All attention was tuned into Apple’s Worldwide Developers Conference, as the tech juggernaut streamed its annual event live from San Francisco.

As anticipated, the conference took over social media, with Tim Cook and company unveiling an extensive set of software updates, product upgrades, and a suite of new releases.

Among the most anticipated announcements was the reveal of Apple’s new music streaming service.

Since Apple’s landmark acquisition of Beats Electronics and Beats Music for a reported $3 billion, people have been anxiously waiting to see what the perceived future of music will look like.

That future was presented as Apple Music – a dynamic multimedia streaming service, focused on empowering artists and music lovers to create curated experiences that forge seamless relationships between people and the music they love.

For iOS users, Apple Music will be available beginning June 30th, while Android users must wait until the Fall to access the service. A monthly subscription to Apple Music is priced at $9.99, offering a free 3-month trial for potential subscribers. Apple is also extending a family plan for a monthly fee of $14.99.

Apple’s redesigned music offering is broken down into three key components – Apple Music, Beats 1, and Connect.

Apple Music will mix your existing library, merging it with their full slate of over 30 million songs in the iTunes catalog.

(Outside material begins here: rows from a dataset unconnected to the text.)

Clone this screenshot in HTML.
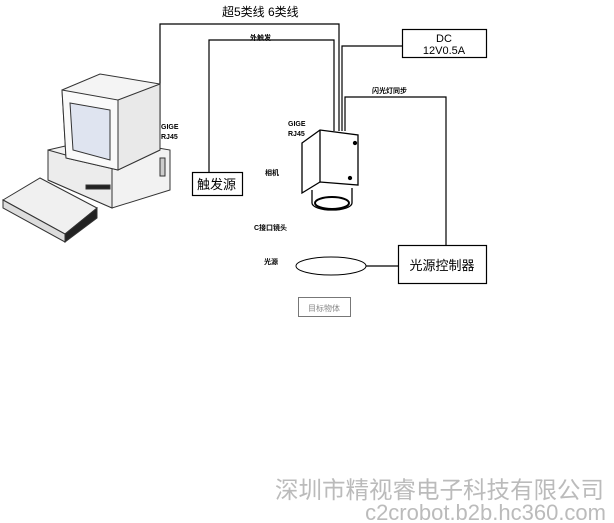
<!DOCTYPE html>
<html><head><meta charset="utf-8"><style>
html,body{margin:0;padding:0;background:#fff;width:614px;height:523px;overflow:hidden}
svg{display:block}
text{font-family:"Liberation Sans","Noto Sans CJK SC",sans-serif}
</style></head><body>
<svg width="614" height="523" viewBox="0 0 614 523" xmlns="http://www.w3.org/2000/svg">
<g fill="none" stroke="#000" stroke-width="1.2">
<polyline points="160,125 160,24 339,24 339,131"/>
<polyline points="209,172 209,40 334,40 334,131"/>
<polyline points="342,131 342,46 402,46"/>
<polyline points="345,131 345,97 446,97 446,245"/>
<line x1="366" y1="266" x2="398" y2="266"/>
<rect x="402.5" y="29.5" width="84" height="28"/>
<rect x="192.5" y="172.5" width="50" height="23"/>
<rect x="398.5" y="245.5" width="88" height="38"/>
<ellipse cx="331" cy="266" rx="35" ry="9" stroke-width="1"/>
</g>
<rect x="298.5" y="297.5" width="52" height="19" fill="none" stroke="#777"/>
<g stroke="#000" stroke-width="1.3" fill="#fff">
<polygon points="302,143 320,130 358,135 358,185 320,182 302,193"/>
<line x1="320" y1="130" x2="320" y2="182"/>
<path d="M312,190 L312,203 A20,7 0 0 0 352,203 L352,188" />
<ellipse cx="332" cy="203" rx="17" ry="6" stroke-width="2"/>
<circle cx="355" cy="143" r="1.5" fill="#000"/>
<circle cx="350" cy="178" r="1.5" fill="#000"/>
</g>
<g stroke="#333" stroke-width="1">
<polygon points="48,150 100,138 170,150 170,190 112,208 48,180" fill="#f2f2f2"/>
<polygon points="48,150 112,168 112,208 48,180" fill="#ececec"/>
<polygon points="62,90 100,74 160,84 160,150 118,170 66,158" fill="#f4f4f4"/>
<polygon points="62,90 118,100 118,170 66,158" fill="#fafafa"/>
<polygon points="70,103 110,110 110,160 73,150" fill="#dfe4f0"/>
<polygon points="118,100 160,84 160,150 118,170" fill="#e9e9e9"/>
<rect x="86" y="185" width="24" height="4" fill="#222"/>
<rect x="160" y="158" width="5" height="18" fill="#ccc"/>
<polygon points="3,200 40,178 97,208 65,234" fill="#f0f0f0"/>
<polygon points="3,200 65,234 65,242 3,208" fill="#ddd"/>
<polygon points="65,234 97,208 97,218 65,242" fill="#222"/>
</g>
<g font-size="11" fill="#000">
<text x="222" y="16" font-size="12">超5类线 6类线</text>
<text x="444" y="42" text-anchor="middle">DC</text>
<text x="444" y="54" text-anchor="middle">12V0.5A</text>
<text x="197" y="189" font-size="13">触发源</text>
<text x="442" y="270" font-size="13" text-anchor="middle">光源控制器</text>
<text x="324" y="311" font-size="8" fill="#888" text-anchor="middle">目标物体</text>
</g>
<g font-size="7" font-weight="bold" fill="#000">
<text x="250" y="40">外触发</text>
<text x="372" y="93">闪光灯同步</text>
<text x="161" y="129">GIGE</text><text x="161" y="139">RJ45</text>
<text x="288" y="126">GIGE</text><text x="288" y="136">RJ45</text>
<text x="265" y="175">相机</text>
<text x="254" y="230">C接口镜头</text>
<text x="264" y="264">光源</text>
</g>
<text x="275" y="498" font-size="23.5" fill="#bbb">深圳市精视睿电子科技有限公司</text>
<text x="606" y="520" font-size="22" fill="#bbb" text-anchor="end">c2crobot.b2b.hc360.com</text>
</svg>
</body></html>
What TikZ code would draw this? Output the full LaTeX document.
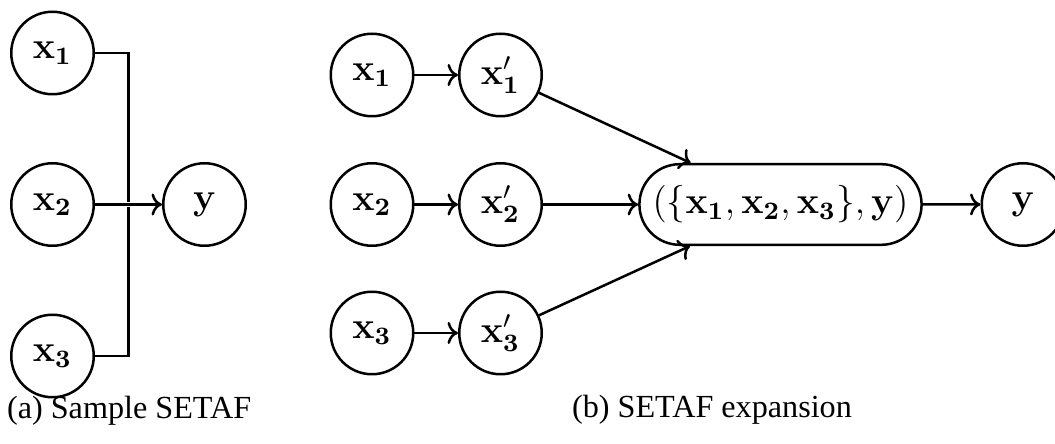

The platform will feature customized playlists curated by a select list of artists, tastemakers and experts, also giving subscribers the ability to add their own playlists and share within the platform.

Beats 1 stands as Apple’s new global, 24-hour music station. Anchored by BBC’s Zane Lowe, who will be the distinguished voice of the station, Beats 1 aims to deliver a diverse outlook around music – playing a multitude of artists of all genres, along with in-depth interviews and original content.

Apple Connect is the social arm of the streaming service that provides artists with their own pages, where they are encouraged to share everything from music and live videos, to photographs and other exclusive content. Both artists and users can comment and engage each other directly in real-time.

“This is a revolutionary music service curated by the leading music experts who we helped hand pick,” said Jimmy Iovine, Co-Founder of Beats Electronics and Beats Music. “These people are going to help you with the most difficult question in music: when you’re listening to a playlist, what song comes next.”

As stated by Trent Reznor, one of Apple Music’s spokesmen, the overall intent of Apple Music is to grow, nurture and sustain careers, while more specifically shaping one shared conversation around music. The approach to accomplishing this goal is having each element of Apple Music work in unison to solidify a universal appreciation for music as an art form – sonically, visually and socially.

In a mobile-driven era defined by individuals creating unique personal experiences – the focus of every existing streaming service is cracking the code of curation. From Spotify to Tidal, the current gold rush reflects the race to build a native ecosystem that allows users to create, aggregate and share content within one space. The challenge has been restricting people from seamlessly expanding their experiences into their external networks of distribution.

While on paper it appears difficult to differentiate Apple Music from its competitors, the Apple edge is found in the emphasis on emotion.